Em vista da tão brilhante, certeira e — repito! — genial obra, entendi o porquê dos americanos (em geral) não sacarem a beleza da experiência. “O Auto da Compadecida” é o Brasil, e o Brasil somente. Você consegue imaginar as tiradas de João Grilo, todas carregadas de elementos tão intrínsecos à nossa cultura, traduzidas ao inglês? Pois é, nem eu. Agora… Imaginemos que uma extensa equipe de tradutores cumpriu essa proeza. Você consegue pensar na tradução de uma frase tão icônica quanto “Estou cansado dessa agonia de fica rico, fica pobre, fica rico, fica pobre”? Bate um desespero se sequer imagino a tradução dessa máxima. Em português, por outro lado, o dito desperta gargalhadas da primeira à última vez que o ouvimos.
Há, ainda, quem diga que esse desinteresse generalizado dos anglo-saxões pelo cinema brasileiro se dê pelo fato de seus padrões estarem elevados por suas inúmeras produções hollywoodianas. Permita-me discordar. A cultura brasileira é rica e própria demais para que qualquer outro no mundo tenha o prazer de compreendê-la integralmente, assim como nunca ninguém de fora dominará tão bem nossa linguagem a ponto de aproveitar uma obra de Suassuna. Bem, pode até ser que a recíproca seja verdadeira, e que as nossas impressões sobre os famigerados filmes americanos também sejam deturpadas. Preciso ser sincera aqui. Mas, em vista de produções nacionais tão primorosas quanto “O Auto da Compadecida”, a gente sente que perder esse pedacinho de interpretação americana vale a pena. Tudo bem. É uma troca super justa.
Pelo menos por um dia, o trabalho de Suassuna me fez acordar feliz por ter nascido nesse Brasilzão. Por ter a chance de encher esse texto de palavras legais, de expressões únicas e das mais diversas figuras de linguagem.
****
O júri simulado, agora aproximado do filme que roubou todos os holofotes, evidentemente perdeu um pouco do brilho.
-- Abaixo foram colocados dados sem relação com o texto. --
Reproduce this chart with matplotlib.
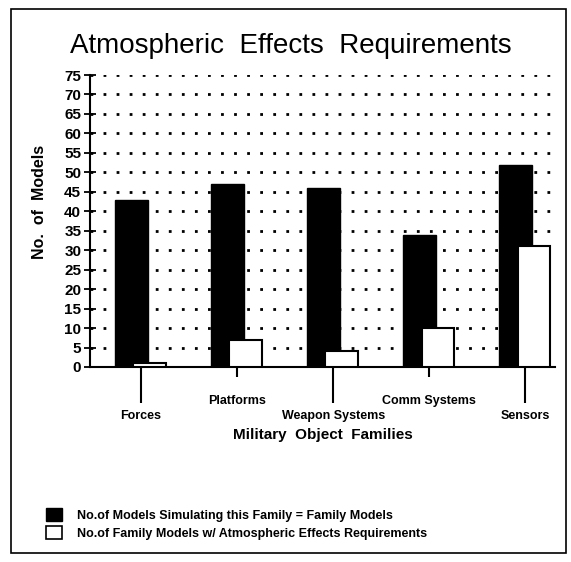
import matplotlib
matplotlib.use("Agg")
import matplotlib.pyplot as plt
from matplotlib.patches import Patch, Rectangle
import numpy as np

plt.rcParams['font.family'] = ['Liberation Sans', 'DejaVu Sans']

# data
families = ["Forces", "Platforms", "Weapon Systems", "Comm Systems", "Sensors"]
family_models = [43, 47, 46, 34, 52]
atmos_models = [1, 7, 4, 10, 31]
yticks = list(range(0, 80, 5))

fig = plt.figure(figsize=(5.71, 5.62), dpi=100)
ax = fig.add_axes([0.158, 0.347, 0.814, 0.5195])

x = np.arange(len(families))
w = 0.34
ax.bar(x - 0.10, family_models, width=w, color='black', edgecolor='black', zorder=3)
ax.bar(x + 0.09, atmos_models, width=w, color='white', edgecolor='black', linewidth=1.5, zorder=4)

ax.set_xlim(-0.53, 4.31)
ax.set_ylim(0, 75)
ax.set_yticks(yticks)
ax.set_yticklabels([str(v) for v in yticks], fontsize=11, fontweight='bold')
ax.tick_params(axis='y', direction='inout', length=9, width=1.3, pad=2)

ax.yaxis.grid(True, color='black', linestyle=(0, (1, 3.7)), linewidth=2.0)
ax.set_axisbelow(True)
for s in ['top', 'right']:
    ax.spines[s].set_visible(False)
for s in ['left', 'bottom']:
    ax.spines[s].set_linewidth(1.5)

# staggered category labels: long ticks (major) and short ticks (minor)
ax.set_xticks(x[::2])
ax.set_xticklabels(families[::2], fontsize=9, fontweight='bold')
ax.set_xticks(x[1::2], minor=True)
ax.set_xticklabels(families[1::2], minor=True, fontsize=9, fontweight='bold')
ax.tick_params(axis='x', which='major', direction='out', width=1.5, length=26, pad=5)
ax.tick_params(axis='x', which='minor', direction='out', width=1.5, length=7, pad=13)

ax.set_xlabel("Military  Object  Families", fontsize=11, fontweight='bold', labelpad=4)
ax.set_ylabel("No.  of  Models", fontsize=11.5, fontweight='bold')
ax.yaxis.set_label_coords(-0.093, 0.565)

fig.text(0.51, 0.918, "Atmospheric  Effects  Requirements", fontsize=20,
         ha='center', va='center')

handles = [Patch(facecolor='black', edgecolor='black'),
           Patch(facecolor='white', edgecolor='black', linewidth=1.2)]
labels = ["No.of Models Simulating this Family = Family Models",
          "No.of Family Models w/ Atmospheric Effects Requirements"]
fig.legend(handles, labels, loc='lower left', bbox_to_anchor=(0.06, 0.02),
           frameon=False, prop={'size': 9, 'weight': 'bold'},
           handlelength=1.3, handleheight=1.3, handletextpad=1.2, labelspacing=0.3)

fig.add_artist(Rectangle((0.02, 0.016), 0.971, 0.968, transform=fig.transFigure,
                         fill=False, edgecolor='black', linewidth=1.2))

fig.savefig("out.png", dpi=100)
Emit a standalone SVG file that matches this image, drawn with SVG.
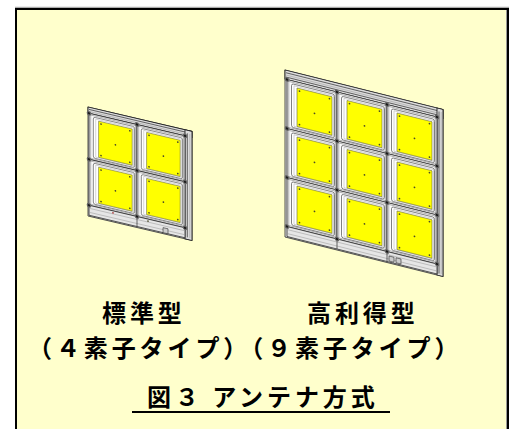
<svg xmlns="http://www.w3.org/2000/svg" xmlns:xlink="http://www.w3.org/1999/xlink" width="515" height="429" viewBox="0 0 515 429">
<style>
.c0{fill:#efefef;stroke:#333;stroke-width:0.9}
.c1{fill:#fbfbfb;stroke:#8a8a8a;stroke-width:0.6}
.c2{fill:#fff;stroke:#555;stroke-width:0.7}
.c3{fill:none;stroke:#aaa;stroke-width:0.5}
.y{fill:#ffff00;stroke:#6b6b40;stroke-width:0.6}
.d{fill:#4a4a2a}
.band{fill:#dcdcdc;stroke:#222;stroke-width:0.9}
.ln{fill:none;stroke:#333;stroke-width:0.7}
.lt{fill:none;stroke:#999;stroke-width:0.5}
.base{fill:#e6e6e6;stroke:#333;stroke-width:0.8}
.lbl{font-family:"Noto Sans CJK JP","Noto Sans CJK SC",sans-serif;font-weight:bold;font-size:24px;letter-spacing:3.9px;fill:#000}
</style>
<defs>
<g id="cell">
  <rect width="50" height="49" class="c0"/>
  <rect x="1.8" y="1.5" width="46.5" height="46" class="c1"/>
  <rect x="4.5" y="3" width="43" height="43.5" rx="2" class="c2"/>
  <rect x="7" y="4.5" width="39.5" height="40.5" class="c3"/>
  <rect x="10" y="6" width="35" height="38.5" class="y"/>
  <circle cx="12.5" cy="8.5" r="0.9" class="d"/>
  <circle cx="42.5" cy="8.5" r="0.9" class="d"/>
  <circle cx="12.5" cy="42" r="0.9" class="d"/>
  <circle cx="42.5" cy="42" r="0.9" class="d"/>
  <circle cx="27.5" cy="27" r="0.9" class="d"/>
</g>
<g id="bolt">
  <circle r="2.3" fill="#666"/>
  <circle r="1.1" fill="#1a1a1a"/>
</g>
</defs>

<g id="frame">
  <rect x="16" y="9" width="492" height="440" fill="#ffffcc" stroke="#000" stroke-width="2"/>
  <line x1="15" y1="7.3" x2="509" y2="7.3" stroke="#999" stroke-width="1"/>
  <line x1="506.5" y1="10" x2="506.5" y2="429" stroke="#999" stroke-width="1"/>
</g>

<g id="connectors"/>

<g id="antenna-standard" transform="matrix(1,0.235,0,1,88,107)">
  <rect x="0" y="0" width="104" height="109" class="base"/>
  <rect x="0" y="0" width="104" height="6" class="band"/>
  <line x1="1" y1="2.2" x2="103" y2="2.2" class="ln"/>
  <line x1="1" y1="4.2" x2="103" y2="4.2" class="lt"/>
  <rect x="97" y="0" width="7" height="109" class="band"/>
  <line x1="99.3" y1="3" x2="99.3" y2="107" class="ln"/>
  <line x1="101.8" y1="3" x2="101.8" y2="107" class="lt"/>
  <use xlink:href="#cell" transform="translate(1,6) scale(0.96,0.94)"/>
  <use xlink:href="#cell" transform="translate(49,6) scale(0.96,0.94)"/>
  <use xlink:href="#cell" transform="translate(1,52) scale(0.96,0.94)"/>
  <use xlink:href="#cell" transform="translate(49,52) scale(0.96,0.94)"/>
  <rect x="1" y="98" width="96" height="10" class="base"/>
  <line x1="1" y1="101" x2="97" y2="101" class="lt"/>
  <line x1="1" y1="105" x2="97" y2="105" class="lt"/>
  <line x1="49" y1="98" x2="49" y2="108" class="ln"/>
  <rect x="75" y="103" width="5" height="5" fill="#ccc" stroke="#333" stroke-width="0.6"/>
  <circle cx="60" cy="100" r="0.8" class="d"/>
  <circle cx="25" cy="100" r="0.8" fill="#a33"/>
  <use xlink:href="#bolt" x="1" y="6"/>
  <use xlink:href="#bolt" x="49" y="6"/>
  <use xlink:href="#bolt" x="97" y="6"/>
  <use xlink:href="#bolt" x="1" y="52"/>
  <use xlink:href="#bolt" x="49" y="52"/>
  <use xlink:href="#bolt" x="97" y="52"/>
  <use xlink:href="#bolt" x="1" y="98"/>
  <use xlink:href="#bolt" x="49" y="98"/>
  <use xlink:href="#bolt" x="97" y="98"/>
</g>

<g id="antenna-highgain" transform="matrix(1,0.25,0,1,285,70)">
  <rect x="0" y="0" width="158" height="167" class="base"/>
  <rect x="0" y="0" width="158" height="9" class="band"/>
  <line x1="1" y1="2.5" x2="157" y2="2.5" class="ln"/>
  <line x1="1" y1="4.8" x2="157" y2="4.8" class="lt"/>
  <line x1="1" y1="6.8" x2="157" y2="6.8" class="ln"/>
  <rect x="152" y="0" width="6" height="167" class="band"/>
  <line x1="154" y1="3" x2="154" y2="165" class="ln"/>
  <line x1="156.2" y1="3" x2="156.2" y2="165" class="lt"/>
  <use xlink:href="#cell" x="2" y="9"/>
  <use xlink:href="#cell" x="52" y="9"/>
  <use xlink:href="#cell" x="102" y="9"/>
  <use xlink:href="#cell" x="2" y="58"/>
  <use xlink:href="#cell" x="52" y="58"/>
  <use xlink:href="#cell" x="102" y="58"/>
  <use xlink:href="#cell" x="2" y="107"/>
  <use xlink:href="#cell" x="52" y="107"/>
  <use xlink:href="#cell" x="102" y="107"/>
  <rect x="2" y="156" width="150" height="10" class="base"/>
  <line x1="2" y1="159" x2="152" y2="159" class="lt"/>
  <line x1="2" y1="163" x2="152" y2="163" class="lt"/>
  <line x1="52" y1="156" x2="52" y2="166" class="ln"/>
  <line x1="102" y1="156" x2="102" y2="166" class="ln"/>
  <rect x="104" y="160" width="5" height="5" fill="#ccc" stroke="#333" stroke-width="0.6"/>
  <rect x="111" y="160" width="5" height="5" fill="#ccc" stroke="#333" stroke-width="0.6"/>
  <use xlink:href="#bolt" x="2" y="9"/>
  <use xlink:href="#bolt" x="52" y="9"/>
  <use xlink:href="#bolt" x="102" y="9"/>
  <use xlink:href="#bolt" x="152" y="9"/>
  <use xlink:href="#bolt" x="2" y="58"/>
  <use xlink:href="#bolt" x="52" y="58"/>
  <use xlink:href="#bolt" x="102" y="58"/>
  <use xlink:href="#bolt" x="152" y="58"/>
  <use xlink:href="#bolt" x="2" y="107"/>
  <use xlink:href="#bolt" x="52" y="107"/>
  <use xlink:href="#bolt" x="102" y="107"/>
  <use xlink:href="#bolt" x="152" y="107"/>
  <use xlink:href="#bolt" x="2" y="156"/>
  <use xlink:href="#bolt" x="52" y="156"/>
  <use xlink:href="#bolt" x="102" y="156"/>
  <use xlink:href="#bolt" x="152" y="156"/>
</g>

<g id="labels">
  <text class="lbl" x="102" y="321.5">標準型</text>
  <text class="lbl" x="307" y="321.5">高利得型</text>
  <text class="lbl" x="28" y="356.5">（４素子タイプ）（９素子タイプ）</text>
  <text class="lbl" x="147" y="406">図３ アンテナ方式</text>
  <line x1="132" y1="412" x2="390" y2="412" stroke="#000" stroke-width="2"/>
</g>
</svg>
No fim, o que estava em questão era a cena da gaita e do cangaceiro, sabe? Aquela que a gente não vai especificar aqui porque carrega um spoiler enorme.
Acontece que, para minha surpresa, muitos interpretaram a atitude de João Grilo e Chicó como homicídio doloso qualificado, e não legítima defesa. Que palhaçada! Terminamos a sessão com a condenação do primeiro da dupla, e eu, sua defensora nata, não hesitei em mandar áudios e mais áudios provando a inocência do meu desonesto favorito para a Ana Ju e para a Gi. Ah! Essa justiça brasileira, viu!
Agora, uma coisa é fato. Não entrei em mais detalhes sobre a fatídica cena para evitar spoilers imensos por um simples motivo… Você PRECISA ver esse filme. Acredito que deveria ser obrigatório para tirar a “carteirinha” de brasileiro.
Aproveite e faça o seguinte: junte a família nesse fim de semana (porque pensa num filme que agrada qualquer um!), curta o entretenimento e, depois, volta aqui para me contar se você tem absoluta certeza ou certeza absoluta de que os protagonistas só estavam se defendendo. Também aceito comentários sobre a genialidade — ou não — do longa, viu?
*Show, not tell: quando uma obra literária, normalmente do gênero dramático, transmite sua história sem possuir um narrador em específico e, sim, através das ações e falas dos personagens, fazendo com que o leitor se ponha mais naturalmente no lugar dos personagens.